By Attorneys Robert L. Reeves and Ben Loveman

If you or a loved one obtained permanent residency in the United States through marriage to a U.S. citizen, you may need to file a petition to finalize the process of becoming a “full’ permanent resident by removing the conditions on the resident status.  This is because the Immigration and Nationality Act dictates that any person who obtain residency through a marriage which was less than two years old at the time residency was granted is only granted conditional resident status.  The same is true for children of conditional residents who obtained their residency through a petition by a step-parent.

There are two ways in which the conditions on residency may be removed.  First, if the couple remains married, a joint-petition must be filed with United States Citizenship and Immigration Services (USCIS) within 90 days of the two-year anniversary of the date they became conditional residents.  The joint-petition is a request that USCIS remove the conditions on the residency and must be accompanied by significant evidence that the marriage was not entered into solely for immigration purposes.  The failure to file this required petition will result in the automatic termination of the conditional residency and leave a person with no legal status in the United States.   However, if this deadline is missed it may still be possible to ask USCIS to accept a late filed petition if ample justification is provided.

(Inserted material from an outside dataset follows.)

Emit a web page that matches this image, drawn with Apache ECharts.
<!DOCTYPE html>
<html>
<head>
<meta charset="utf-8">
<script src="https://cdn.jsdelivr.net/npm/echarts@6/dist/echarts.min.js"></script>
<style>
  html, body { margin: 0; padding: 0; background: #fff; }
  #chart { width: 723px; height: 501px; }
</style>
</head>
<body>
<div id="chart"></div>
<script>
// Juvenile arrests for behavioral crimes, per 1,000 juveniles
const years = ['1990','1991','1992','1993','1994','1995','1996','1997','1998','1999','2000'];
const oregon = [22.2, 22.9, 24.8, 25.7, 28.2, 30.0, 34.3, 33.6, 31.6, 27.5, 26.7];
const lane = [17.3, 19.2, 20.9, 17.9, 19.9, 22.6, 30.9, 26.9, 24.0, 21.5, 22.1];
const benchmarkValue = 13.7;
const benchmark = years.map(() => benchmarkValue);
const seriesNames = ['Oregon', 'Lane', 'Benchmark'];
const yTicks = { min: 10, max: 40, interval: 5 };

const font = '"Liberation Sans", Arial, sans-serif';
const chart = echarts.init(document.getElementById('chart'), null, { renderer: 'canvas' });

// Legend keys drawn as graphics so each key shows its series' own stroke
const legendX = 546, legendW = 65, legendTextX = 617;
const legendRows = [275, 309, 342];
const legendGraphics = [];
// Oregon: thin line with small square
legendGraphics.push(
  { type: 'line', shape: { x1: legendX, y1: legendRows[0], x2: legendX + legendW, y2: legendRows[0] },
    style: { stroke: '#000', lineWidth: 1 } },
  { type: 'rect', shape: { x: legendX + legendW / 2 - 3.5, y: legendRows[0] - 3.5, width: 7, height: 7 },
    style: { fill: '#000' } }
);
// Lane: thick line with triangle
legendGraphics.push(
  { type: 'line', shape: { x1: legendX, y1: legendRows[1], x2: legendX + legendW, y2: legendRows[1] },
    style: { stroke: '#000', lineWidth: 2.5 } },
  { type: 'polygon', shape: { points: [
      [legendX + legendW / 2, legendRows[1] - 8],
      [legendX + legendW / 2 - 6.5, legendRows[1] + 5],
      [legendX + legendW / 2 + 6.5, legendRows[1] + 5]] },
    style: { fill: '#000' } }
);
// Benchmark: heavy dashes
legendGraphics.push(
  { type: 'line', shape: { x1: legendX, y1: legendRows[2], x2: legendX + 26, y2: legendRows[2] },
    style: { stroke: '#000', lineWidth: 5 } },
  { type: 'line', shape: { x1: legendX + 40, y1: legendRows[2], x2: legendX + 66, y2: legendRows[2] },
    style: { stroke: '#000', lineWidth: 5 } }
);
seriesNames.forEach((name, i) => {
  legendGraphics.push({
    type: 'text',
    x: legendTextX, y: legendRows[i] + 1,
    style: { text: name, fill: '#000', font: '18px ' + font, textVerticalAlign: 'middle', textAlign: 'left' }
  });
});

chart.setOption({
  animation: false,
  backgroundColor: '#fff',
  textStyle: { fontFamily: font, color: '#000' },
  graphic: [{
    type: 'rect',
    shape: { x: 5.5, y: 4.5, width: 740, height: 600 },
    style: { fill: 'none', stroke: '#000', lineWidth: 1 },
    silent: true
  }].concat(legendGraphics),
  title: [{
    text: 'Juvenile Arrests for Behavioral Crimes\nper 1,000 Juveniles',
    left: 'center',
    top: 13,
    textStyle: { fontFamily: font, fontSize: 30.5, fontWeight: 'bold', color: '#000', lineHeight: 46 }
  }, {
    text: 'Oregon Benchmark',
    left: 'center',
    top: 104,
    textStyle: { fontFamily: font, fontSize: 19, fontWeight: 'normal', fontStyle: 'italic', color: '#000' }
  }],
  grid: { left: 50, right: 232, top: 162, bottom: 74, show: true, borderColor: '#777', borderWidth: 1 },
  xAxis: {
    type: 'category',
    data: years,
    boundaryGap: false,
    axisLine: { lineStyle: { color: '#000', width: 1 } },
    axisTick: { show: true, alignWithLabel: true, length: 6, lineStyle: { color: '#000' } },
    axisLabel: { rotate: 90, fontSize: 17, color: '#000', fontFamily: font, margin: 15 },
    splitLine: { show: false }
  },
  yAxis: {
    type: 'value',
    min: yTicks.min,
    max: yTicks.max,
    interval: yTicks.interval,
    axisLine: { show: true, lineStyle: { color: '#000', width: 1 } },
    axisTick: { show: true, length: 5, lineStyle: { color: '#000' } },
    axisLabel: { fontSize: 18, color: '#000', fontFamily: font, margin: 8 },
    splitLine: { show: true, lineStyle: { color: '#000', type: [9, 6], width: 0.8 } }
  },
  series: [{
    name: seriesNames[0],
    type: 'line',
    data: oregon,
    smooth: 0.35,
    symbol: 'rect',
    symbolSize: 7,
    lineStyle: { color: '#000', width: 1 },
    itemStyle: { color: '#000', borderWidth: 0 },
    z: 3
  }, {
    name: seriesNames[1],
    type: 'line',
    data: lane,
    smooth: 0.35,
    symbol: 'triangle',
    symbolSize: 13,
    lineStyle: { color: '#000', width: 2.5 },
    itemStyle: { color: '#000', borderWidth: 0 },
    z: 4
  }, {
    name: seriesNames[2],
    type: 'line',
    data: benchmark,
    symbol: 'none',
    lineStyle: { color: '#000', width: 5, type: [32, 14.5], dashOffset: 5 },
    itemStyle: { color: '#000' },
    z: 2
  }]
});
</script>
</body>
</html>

A more difficult and complicated situation arises if the couple are divorced or separated at the time the conditional residency expires. However, it is still possible to remove the conditions on residency under these circumstances by filing a petition requesting a waiver of the joint-petition filing requirement.  The proper filing of a request for a waiver of the joint-petition requirement will result in the extension of the conditional permanent resident status for up to one year or until the waiver request is adjudicated.

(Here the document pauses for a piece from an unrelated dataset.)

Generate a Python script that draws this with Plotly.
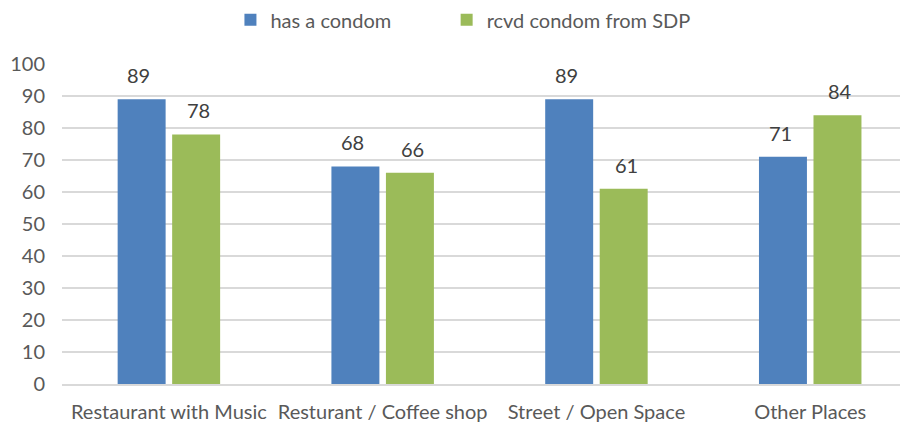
import plotly.graph_objects as go

categories = ["Restaurant with Music", "Resturant / Coffee shop", "Street / Open Space", "Other Places"]
has_condom = [89, 68, 89, 71]
rcvd_condom = [78, 66, 61, 84]
series_names = ["has a condom", "rcvd condom from SDP"]
series_colors = ["#4F81BD", "#9BBB59"]

FONT = "Lato"
TICK_GREY = "#595959"
LABEL_GREY = "#404040"
FS = 20

fig = go.Figure()
for name, vals, col, leg in zip(series_names, [has_condom, rcvd_condom], series_colors, ["legend", "legend2"]):
    fig.add_trace(go.Bar(
        x=categories, y=vals, name=name, legend=leg, showlegend=True,
        marker=dict(color=col, line=dict(width=0)),
    ))

# value labels above each bar, offset to the bar's slot within its group
for shift, vals in zip([-30, 30], [has_condom, rcvd_condom]):
    for cat, v in zip(categories, vals):
        fig.add_annotation(
            x=cat, y=v, xref="x", yref="y", text=f"{v:.0f}",
            showarrow=False, yanchor="bottom", xshift=shift, yshift=10,
            font=dict(family=FONT, size=FS, color=LABEL_GREY),
        )

legend_style = dict(
    orientation="h", xanchor="left", y=1.199, yanchor="top",
    font=dict(family=FONT, size=FS, color=TICK_GREY), itemwidth=30,
)

fig.update_layout(
    width=903, height=422,
    margin=dict(l=62, r=3, t=64, b=38, autoexpand=False),
    paper_bgcolor="white", plot_bgcolor="white",
    showlegend=True,
    barmode="group", bargap=0.49, bargroupgap=0.12,
    font=dict(family=FONT, size=FS, color=TICK_GREY),
    legend=dict(x=0.201, **legend_style),
    legend2=dict(x=0.459, **legend_style),
    xaxis=dict(
        range=[-0.5, 3.42], showgrid=False, zeroline=False,
        showline=True, linecolor="#D9D9D9", linewidth=1.5,
        ticks="", ticklabelstandoff=9, automargin=False,
        tickfont=dict(family=FONT, size=FS, color=TICK_GREY),
    ),
    yaxis=dict(
        range=[0, 100], dtick=10, showgrid=True, gridcolor="#D9D9D9", gridwidth=1.5,
        zeroline=False, showline=False, ticks="", ticklabelstandoff=16, automargin=False,
        tickfont=dict(family=FONT, size=FS, color=TICK_GREY),
    ),
)

fig.write_html("out.html")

A waiver request is appropriate and may be approved in the following situations: (1) the marriage was bona fide (real) but terminated through divorce, annulment, or death (the “bona fide marriage”) waiver”; (2) the conditional resident was subjected to battery or extreme cruelty at the hands of his or her spouse (the “abused spouse waiver”) or (3) termination of status and removal from the United States would result in extreme hardship to the conditional resident (the “hardship waiver”).   If sufficient evidence is presented to establish eligibility for one of these waivers then the conditions can be removed from the residency without a joint-petition.

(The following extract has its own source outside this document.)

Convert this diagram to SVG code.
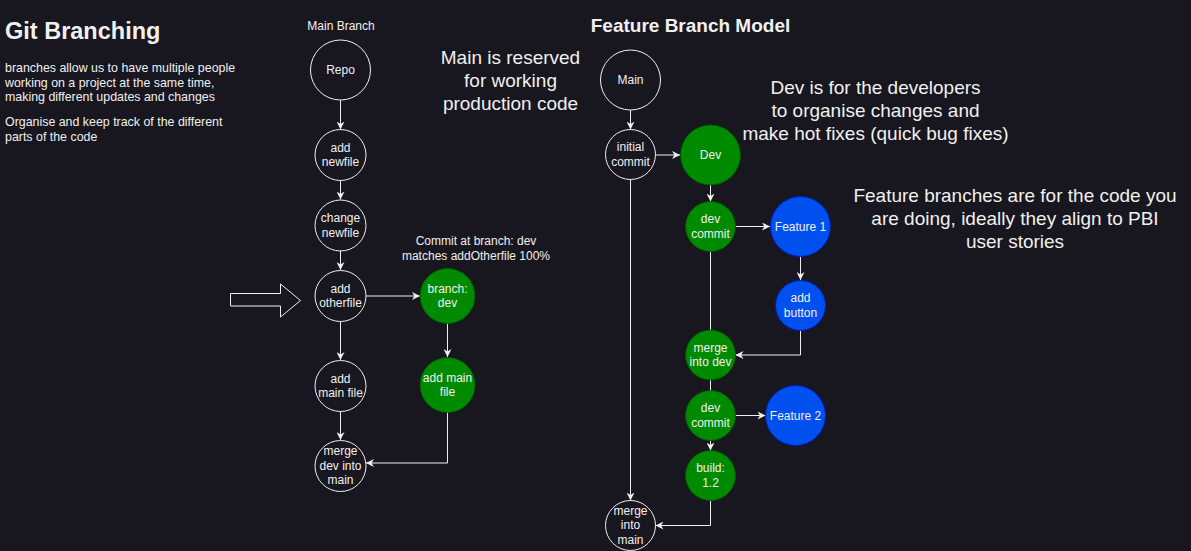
<svg xmlns="http://www.w3.org/2000/svg" width="1191" height="551" viewBox="0 0 1191 551">
<defs>
<style>
text{font-family:"Liberation Sans",Arial,sans-serif;fill:#f0f0f0;}
.n{font-size:12px;text-anchor:middle;}
.big{font-size:19px;text-anchor:middle;}
.w{fill:none;stroke:#f0f0f0;stroke-width:1;}
.g{fill:#008a00;stroke:#005700;stroke-width:1;}
.b{fill:#0050ef;stroke:#001dbc;stroke-width:1;}
.c{fill:none;stroke:#f0f0f0;stroke-width:1;}
.a{marker-end:url(#arr);}
</style>
<marker id="arr" viewBox="0 0 10 10" refX="10" refY="5" markerWidth="8" markerHeight="8" markerUnits="userSpaceOnUse" orient="auto">
<path d="M0,0 L10,5 L0,10 L3,5 z" fill="#f0f0f0"/>
</marker>
</defs>
<rect width="1191" height="551" fill="#18161e"/>

<g id="title-git">
<text x="5" y="38.5" style="font-size:23.5px;font-weight:bold">Git Branching</text>
</g>
<g id="desc-left" style="font-size:12.4px">
<text x="5" y="72">branches allow us to have multiple people</text>
<text x="5" y="86.5">working on a project at the same time,</text>
<text x="5" y="101">making different updates and changes</text>
<text x="5" y="126">Organise and keep track of the different</text>
<text x="5" y="140.5">parts of the code</text>
</g>
<g id="label-main-branch"><text class="n" x="341" y="29.5">Main Branch</text></g>
<g id="label-commit">
<text class="n" x="476" y="244.5">Commit at branch: dev</text>
<text class="n" x="476" y="259.5">matches addOtherfile 100%</text>
</g>
<g id="title-feature">
<text x="690.5" y="32" style="font-size:19px;font-weight:bold;text-anchor:middle">Feature Branch Model</text>
</g>
<g id="note-main">
<text class="big" x="510.5" y="64">Main is reserved</text>
<text class="big" x="510.5" y="87">for working</text>
<text class="big" x="510.5" y="110">production code</text>
</g>
<g id="note-dev">
<text class="big" x="875.5" y="93.5">Dev is for the developers</text>
<text class="big" x="875.5" y="116.5">to organise changes and</text>
<text class="big" x="875.5" y="139.5">make hot fixes (quick bug fixes)</text>
</g>
<g id="note-feature">
<text class="big" x="1015" y="202">Feature branches are for the code you</text>
<text class="big" x="1015" y="225">are doing, ideally they align to PBI</text>
<text class="big" x="1015" y="248">user stories</text>
</g>
<g id="block-arrow">
<path d="M230.5,293.5 H280.5 V284 L300.5,300.5 L280.5,317 V306 H230.5 Z" fill="none" stroke="#f0f0f0" stroke-width="1"/>
</g>

<g id="connectors">
<path class="c a" d="M340.5,100 V129.5"/>
<path class="c a" d="M340.5,180.5 V199.5"/>
<path class="c a" d="M340.5,250.5 V270"/>
<path class="c a" d="M340.5,321.5 V360"/>
<path class="c a" d="M340.5,411.5 V440"/>
<path class="c a" d="M366,296 H420"/>
<path class="c a" d="M447.5,323.5 V357"/>
<path class="c a" d="M447.5,412.5 V463 H366"/>
<path class="c a" d="M630.5,110 V129.5"/>
<path class="c a" d="M655.5,155 H680"/>
<path class="c a" d="M630.5,179.5 V500.5"/>
<path class="c a" d="M710.5,185 V201.5"/>
<path class="c a" d="M735.5,226.5 H770"/>
<path class="c a" d="M800.5,256.5 V280"/>
<path class="c" d="M710.5,251.5 V330"/>
<path class="c a" d="M800.5,330.5 V355 H735.5"/>
<path class="c" d="M710.5,380 V391"/>
<path class="c a" d="M735.5,415.5 H765.5"/>
<path class="c a" d="M710.5,440.5 V450.5"/>
<path class="c a" d="M710.5,500.5 V525.5 H655.5"/>
</g>

<g id="node-repo"><circle class="w" cx="340.5" cy="70" r="30"/><text class="n" x="340.5" y="74">Repo</text></g>
<g id="node-add-newfile"><circle class="w" cx="340.5" cy="155" r="25.5"/><text class="n" x="340.5" y="151.6">add</text><text class="n" x="340.5" y="166">newfile</text></g>
<g id="node-change-newfile"><circle class="w" cx="340.5" cy="225.5" r="25.5"/><text class="n" x="340.5" y="222">change</text><text class="n" x="340.5" y="236.5">newfile</text></g>
<g id="node-add-otherfile"><circle class="w" cx="340.5" cy="296" r="25.5"/><text class="n" x="340.5" y="292.6">add</text><text class="n" x="340.5" y="307">otherfile</text></g>
<g id="node-add-main-file"><circle class="w" cx="340.5" cy="386" r="25.5"/><text class="n" x="340.5" y="382.6">add</text><text class="n" x="340.5" y="397">main file</text></g>
<g id="node-merge-dev-into-main"><circle class="w" cx="340.5" cy="466" r="25.5"/><text class="n" x="340.5" y="455.4">merge</text><text class="n" x="340.5" y="469.8">dev into</text><text class="n" x="340.5" y="484.2">main</text></g>
<g id="node-branch-dev"><circle class="g" cx="447.5" cy="296" r="27.5"/><text class="n" x="447.5" y="292.6">branch:</text><text class="n" x="447.5" y="307">dev</text></g>
<g id="node-add-main-file-dev"><circle class="g" cx="447.5" cy="385" r="27.5"/><text class="n" x="447.5" y="381.6">add main</text><text class="n" x="447.5" y="396">file</text></g>

<g id="node-main"><circle class="w" cx="630.5" cy="80" r="30"/><text class="n" x="630.5" y="84">Main</text></g>
<g id="node-initial-commit"><circle class="w" cx="630.5" cy="154.5" r="25"/><text class="n" x="630.5" y="151.1">initial</text><text class="n" x="630.5" y="165.5">commit</text></g>
<g id="node-dev"><circle class="g" cx="710.5" cy="155" r="30"/><text class="n" x="710.5" y="159">Dev</text></g>
<g id="node-dev-commit-1"><circle class="g" cx="710.5" cy="226.5" r="25"/><text class="n" x="710.5" y="223.1">dev</text><text class="n" x="710.5" y="237.5">commit</text></g>
<g id="node-feature-1"><circle class="b" cx="800.5" cy="226.5" r="30"/><text class="n" x="800.5" y="230.5">Feature 1</text></g>
<g id="node-add-button"><circle class="b" cx="800.5" cy="305.5" r="25"/><text class="n" x="800.5" y="302.1">add</text><text class="n" x="800.5" y="316.5">button</text></g>
<g id="node-merge-into-dev"><circle class="g" cx="710.5" cy="355" r="25"/><text class="n" x="710.5" y="351.6">merge</text><text class="n" x="710.5" y="366">into dev</text></g>
<g id="node-dev-commit-2"><circle class="g" cx="710.5" cy="415.5" r="25"/><text class="n" x="710.5" y="412.1">dev</text><text class="n" x="710.5" y="426.5">commit</text></g>
<g id="node-feature-2"><circle class="b" cx="795.5" cy="415.5" r="30"/><text class="n" x="795.5" y="419.5">Feature 2</text></g>
<g id="node-build"><circle class="g" cx="710.5" cy="475.5" r="25"/><text class="n" x="710.5" y="472.1">build:</text><text class="n" x="710.5" y="486.5">1.2</text></g>
<g id="node-merge-into-main"><circle class="w" cx="630.5" cy="525.5" r="25"/><text class="n" x="630.5" y="514.9">merge</text><text class="n" x="630.5" y="529.3">into</text><text class="n" x="630.5" y="543.7">main</text></g>
</svg>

An extremely common and difficult situation which conditional residents face is where they are separated from their spouse but not yet divorced. Under these circumstances they will not be eligible for the bona fide marriage waiver because this waiver requires that the marriage be terminated through divorce, annulment or death.  They may be eligible for the hardship waiver but establishing eligibility for this waiver requires substantial evidence of hardship. Finally, unless there was extreme cruelty or physical abuse during the marriage the conditional resident will not be eligible for the waiver for abused spouses.

Under these difficult circumstances it is crucial that the conditional resident act quickly but also plan carefully.  The best strategy to apply for removal of conditions on conditional resident status will depend on the unique circumstances of each person’s case. However, as illustrated in the discussion above, the process can be complex.  Further, if handled improperly the process may result in the conditional resident being placed in deportation proceedings and losing their permanent resident status.  It is essential that anyone seeking to remove the conditions on their residency consult with an experienced immigration attorney to determine the best strategy for success in their case.